Rows from a dataset of charts and code
+--

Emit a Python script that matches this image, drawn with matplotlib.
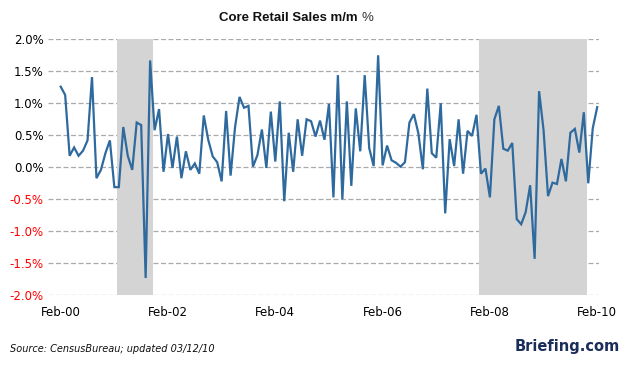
import matplotlib
matplotlib.use("Agg")
import matplotlib.pyplot as plt
import numpy as np

# Monthly core retail sales m/m %, Feb-2000 .. Feb-2010
values = [
    1.26, 1.13, 0.18, 0.31, 0.18, 0.26, 0.42, 1.41, -0.17, -0.04,
    0.22, 0.42, -0.31, -0.31, 0.63, 0.18, -0.04, 0.70, 0.66, -1.73,
    1.67, 0.58, 0.91, -0.07, 0.52, -0.01, 0.48, -0.17, 0.25, -0.04,
    0.06, -0.10, 0.81, 0.43, 0.17, 0.08, -0.22, 0.88, -0.13, 0.63,
    1.10, 0.93, 0.96, 0.01, 0.19, 0.59, -0.01, 0.87, 0.09, 1.03,
    -0.53, 0.54, -0.07, 0.75, 0.18, 0.75, 0.72, 0.48, 0.73, 0.43,
    0.99, -0.47, 1.44, -0.50, 1.03, -0.29, 0.92, 0.25, 1.44, 0.30,
    0.02, 1.75, 0.03, 0.34, 0.11, 0.07, 0.01, 0.08, 0.70, 0.83,
    0.53, -0.03, 1.23, 0.22, 0.15, 1.00, -0.72, 0.44, 0.02, 0.75,
    -0.10, 0.57, 0.49, 0.82, -0.10, -0.02, -0.47, 0.75, 0.96, 0.29,
    0.26, 0.38, -0.81, -0.89, -0.70, -0.28, -1.43, 1.19, 0.58, -0.45,
    -0.24, -0.26, 0.13, -0.22, 0.54, 0.60, 0.23, 0.86, -0.25, 0.61,
    0.94,
]
months = np.arange(len(values))  # month index from Feb-00

x_tick_pos = [0, 24, 48, 72, 96, 120]
x_tick_labels = ["Feb-00", "Feb-02", "Feb-04", "Feb-06", "Feb-08", "Feb-10"]
y_ticks = [2.0, 1.5, 1.0, 0.5, 0.0, -0.5, -1.0, -1.5, -2.0]

# shaded periods (month index, start/end)
shade_spans = [(12.6, 20.6), (93.6, 117.7)]

fig = plt.figure(figsize=(6.28, 3.69), dpi=100)
ax = fig.add_axes([48 / 628, (369 - 295.3) / 369, (599 - 48) / 628, (295.3 - 39.3) / 369])

ax.set_xlim(-2.84, 120.4)
ax.set_ylim(-2.0, 2.0)

for y in y_ticks:
    ax.axhline(y, color="#aaaaaa", lw=0.9, ls=(0, (4, 2)), zorder=1)

for s, e in shade_spans:
    ax.axvspan(s, e, color="#d4d4d4", zorder=2, lw=0)

ax.plot(months, values, color="#2f6a9f", lw=1.6, zorder=3, solid_joinstyle="miter")

for sp in ax.spines.values():
    sp.set_visible(False)
ax.tick_params(length=0)

ax.set_yticks(y_ticks)
ax.set_yticklabels([f"{v:.1f}%" for v in y_ticks], fontsize=8.5)
for lbl, v in zip(ax.get_yticklabels(), y_ticks):
    lbl.set_color("#ff0000" if v < 0 else "black")
ax.tick_params(axis="y", pad=3)

ax.set_xticks(x_tick_pos)
ax.set_xticklabels(x_tick_labels, fontsize=8.5)
ax.tick_params(axis="x", pad=8)

fig.text(358 / 628, 0.95, "Core Retail Sales m/m", ha="right", va="center",
         fontsize=9.5, fontweight="bold", color="#111111", family="Liberation Sans")
fig.text(361 / 628, 0.95, "%", ha="left", va="center",
         fontsize=9.5, color="#333333", family="Liberation Sans")
fig.text(10 / 628, 1 - 349 / 369, "Source: CensusBureau; updated 03/12/10",
         ha="left", va="center", fontsize=7, style="italic", color="#111111")
fig.text(620 / 628, 1 - 347 / 369, "Briefing.com", ha="right", va="center",
         fontsize=10.5, fontweight="bold", color="#1b2d5a")

fig.savefig("out.png", dpi=100)
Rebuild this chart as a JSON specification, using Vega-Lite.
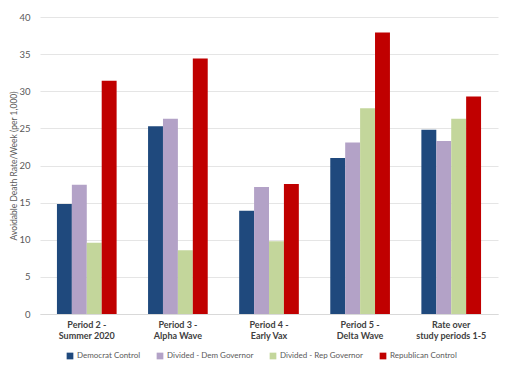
{
  "$schema": "https://vega.github.io/schema/vega-lite/v6.json",
  "autosize": {"type": "none"},
  "width": 458,
  "height": 297,
  "padding": {"left": 40, "top": 17, "right": 9, "bottom": 56},
  "background": "white",
  "config": {
    "font": "Lato",
    "view": {"stroke": null},
    "axis": {"labelFont": "Lato", "titleFont": "Lato"},
    "legend": {"labelFont": "Lato"}
  },
  "data": {
    "values": [
      {"period": "Period 2 -|Summer 2020", "group": "Democrat Control", "rate": 14.8},
      {"period": "Period 2 -|Summer 2020", "group": "Divided - Dem Governor", "rate": 17.4},
      {"period": "Period 2 -|Summer 2020", "group": "Divided - Rep Governor", "rate": 9.6},
      {"period": "Period 2 -|Summer 2020", "group": "Republican Control", "rate": 31.4},
      {"period": "Period 3 -|Alpha Wave", "group": "Democrat Control", "rate": 25.3},
      {"period": "Period 3 -|Alpha Wave", "group": "Divided - Dem Governor", "rate": 26.3},
      {"period": "Period 3 -|Alpha Wave", "group": "Divided - Rep Governor", "rate": 8.6},
      {"period": "Period 3 -|Alpha Wave", "group": "Republican Control", "rate": 34.4},
      {"period": "Period 4 -|Early Vax", "group": "Democrat Control", "rate": 13.9},
      {"period": "Period 4 -|Early Vax", "group": "Divided - Dem Governor", "rate": 17.1},
      {"period": "Period 4 -|Early Vax", "group": "Divided - Rep Governor", "rate": 9.8},
      {"period": "Period 4 -|Early Vax", "group": "Republican Control", "rate": 17.5},
      {"period": "Period 5 -|Delta Wave", "group": "Democrat Control", "rate": 21.0},
      {"period": "Period 5 -|Delta Wave", "group": "Divided - Dem Governor", "rate": 23.1},
      {"period": "Period 5 -|Delta Wave", "group": "Divided - Rep Governor", "rate": 27.7},
      {"period": "Period 5 -|Delta Wave", "group": "Republican Control", "rate": 37.9},
      {"period": "Rate over|study periods 1-5", "group": "Democrat Control", "rate": 24.8},
      {"period": "Rate over|study periods 1-5", "group": "Divided - Dem Governor", "rate": 23.3},
      {"period": "Rate over|study periods 1-5", "group": "Divided - Rep Governor", "rate": 26.3},
      {"period": "Rate over|study periods 1-5", "group": "Republican Control", "rate": 29.3}
    ]
  },
  "mark": {"type": "bar"},
  "encoding": {
    "x": {
      "field": "period",
      "type": "nominal",
      "sort": null,
      "scale": {"paddingInner": 0.345, "paddingOuter": 0.186},
      "axis": {
        "title": null,
        "labelAngle": 0,
        "labelExpr": "split(datum.value, '|')",
        "labelFontWeight": "bold",
        "labelFontSize": 9,
        "labelColor": "#404040",
        "labelPadding": 6,
        "labelLineHeight": 11.5,
        "ticks": false,
        "domainColor": "#D9D9D9",
        "grid": false
      }
    },
    "xOffset": {"field": "group", "type": "nominal", "sort": null, "scale": {"paddingInner": 0, "paddingOuter": 0}},
    "y": {
      "field": "rate",
      "type": "quantitative",
      "scale": {"domain": [0, 40]},
      "axis": {
        "title": "Avoidable Death Rate/Week (per 1,000)",
        "titleFontSize": 8.5,
        "titleFontWeight": "normal",
        "titleColor": "#595959",
        "titlePadding": 0,
        "values": [0, 5, 10, 15, 20, 25, 30, 35, 40],
        "labelFontSize": 9.5,
        "labelColor": "#595959",
        "labelPadding": 10,
        "labelOverlap": false,
        "ticks": false,
        "domain": false,
        "gridColor": "#E5E5E5"
      }
    },
    "color": {
      "field": "group",
      "type": "nominal",
      "sort": null,
      "scale": {
        "domain": ["Democrat Control", "Divided - Dem Governor", "Divided - Rep Governor", "Republican Control"],
        "range": ["#1F497D", "#B3A2C7", "#C3D69B", "#C00000"]
      },
      "legend": {
        "title": null,
        "orient": "none",
        "legendX": 26,
        "legendY": 335,
        "direction": "horizontal",
        "symbolType": "square",
        "symbolSize": 45,
        "symbolStrokeWidth": 0,
        "labelFontSize": 8,
        "labelColor": "#595959",
        "columnPadding": 15,
        "labelOffset": 3
      }
    }
  }
}
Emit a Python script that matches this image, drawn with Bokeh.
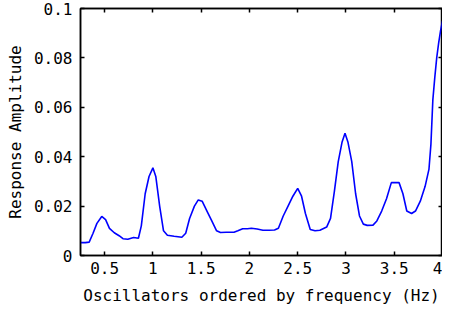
from bokeh.plotting import figure
from bokeh.models import LinearAxis, FixedTicker, CustomJSTickFormatter, Range1d
from bokeh.embed import file_html
from bokeh.resources import INLINE

freq = [0.25, 0.30, 0.34, 0.38, 0.42, 0.47, 0.51, 0.55, 0.60, 0.65, 0.69, 0.74, 0.80, 0.85,
        0.88, 0.92, 0.96, 1.00, 1.03, 1.07, 1.11, 1.15, 1.22, 1.30, 1.34, 1.38, 1.43, 1.47,
        1.51, 1.56, 1.61, 1.66, 1.70, 1.76, 1.84, 1.88, 1.93, 1.98, 2.02, 2.08, 2.14, 2.20,
        2.26, 2.30, 2.35, 2.40, 2.45, 2.50, 2.54, 2.58, 2.63, 2.68, 2.73, 2.80, 2.84, 2.88,
        2.92, 2.96, 2.99, 3.02, 3.06, 3.10, 3.14, 3.18, 3.22, 3.28, 3.32, 3.37, 3.42, 3.47,
        3.55, 3.59, 3.63, 3.68, 3.72, 3.77, 3.82, 3.86, 3.88, 3.90, 3.92, 3.94, 3.96, 3.98, 4.00]
amplitude = [0.0052, 0.0052, 0.0054, 0.0090, 0.0130, 0.0158, 0.0145, 0.0110, 0.0092, 0.0080,
             0.0068, 0.0066, 0.0073, 0.0070, 0.0120, 0.0250, 0.0320, 0.0355, 0.0320, 0.0200,
             0.0100, 0.0082, 0.0078, 0.0074, 0.0090, 0.0150, 0.0200, 0.0225, 0.0220, 0.0180,
             0.0140, 0.0100, 0.0093, 0.0094, 0.0094, 0.0100, 0.0108, 0.0108, 0.0110, 0.0107,
             0.0102, 0.0102, 0.0103, 0.0110, 0.0160, 0.0200, 0.0240, 0.0272, 0.0240, 0.0170,
             0.0105, 0.0100, 0.0102, 0.0115, 0.0150, 0.0260, 0.0380, 0.0460, 0.0495, 0.0460,
             0.0380, 0.0250, 0.0160, 0.0127, 0.0122, 0.0123, 0.0140, 0.0180, 0.0230, 0.0295,
             0.0295, 0.0250, 0.0180, 0.0170, 0.0180, 0.0220, 0.0280, 0.0350, 0.0450, 0.0630,
             0.0720, 0.0800, 0.0860, 0.0910, 0.0950]

x_ticks = [0.5, 1.0, 1.5, 2.0, 2.5, 3.0, 3.5, 4.0]
y_ticks = [0.0, 0.02, 0.04, 0.06, 0.08, 0.1]
x_label = "Oscillators ordered by frequency (Hz)"
y_label = "Response Amplitude"

FONT = "DejaVu Sans Mono"

p = figure(width=442, height=307, output_backend="svg", toolbar_location=None,
           x_range=Range1d(0.25, 4.0), y_range=Range1d(0.0, 0.1),
           min_border_left=80, min_border_right=0, min_border_top=8, min_border_bottom=10)
p.line(freq, amplitude, line_color="#0000ff", line_width=1.6)

p.xgrid.visible = False
p.ygrid.visible = False
p.outline_line_color = "black"
p.outline_line_width = 1.5
p.outline_line_alpha = 1.0

fmt = CustomJSTickFormatter(code="return String(Number(tick.toPrecision(6)));")
blank = CustomJSTickFormatter(code="return '';")

def style(ax, ticks, labels=True):
    ax.ticker = FixedTicker(ticks=ticks)
    ax.major_tick_in = 4
    ax.major_tick_out = 0
    ax.minor_tick_in = 0
    ax.minor_tick_out = 0
    ax.major_tick_line_color = "black"
    ax.major_tick_line_width = 1.5
    ax.axis_line_color = "black"
    ax.axis_line_width = 1.5
    if labels:
        ax.formatter = fmt
        ax.major_label_text_font = FONT
        ax.major_label_text_font_size = "16px"
        ax.major_label_text_color = "black"
        ax.axis_label_text_font = FONT
        ax.axis_label_text_font_size = "16px"
        ax.axis_label_text_font_style = "normal"
        ax.axis_label_text_color = "black"
    else:
        ax.formatter = blank
        ax.major_label_text_font_size = "1px"
        ax.major_label_standoff = 0
        ax.axis_label_standoff = 0
        ax.axis_label_text_font_size = "1px"

style(p.xaxis[0], x_ticks)
style(p.yaxis[0], y_ticks)
p.xaxis[0].axis_label = x_label
p.yaxis[0].axis_label = y_label
p.xaxis[0].major_label_standoff = 6
p.xaxis[0].axis_label_standoff = 9
p.yaxis[0].major_label_standoff = 8
p.yaxis[0].axis_label_standoff = 6

top = LinearAxis()
style(top, x_ticks, labels=False)
p.add_layout(top, "above")
right = LinearAxis()
style(right, y_ticks, labels=False)
p.add_layout(right, "right")

open("out.html", "w").write(file_html(p, INLINE))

+--

= Exercise instructions =
Extract the lines exactly, please: the first line of the listing, the line with "import numpy as np", and every line between them, but no pictures.

= The result =
Emit a Python script that matches this image, drawn with matplotlib.
import matplotlib
matplotlib.use("Agg")
import matplotlib.pyplot as plt
import numpy as np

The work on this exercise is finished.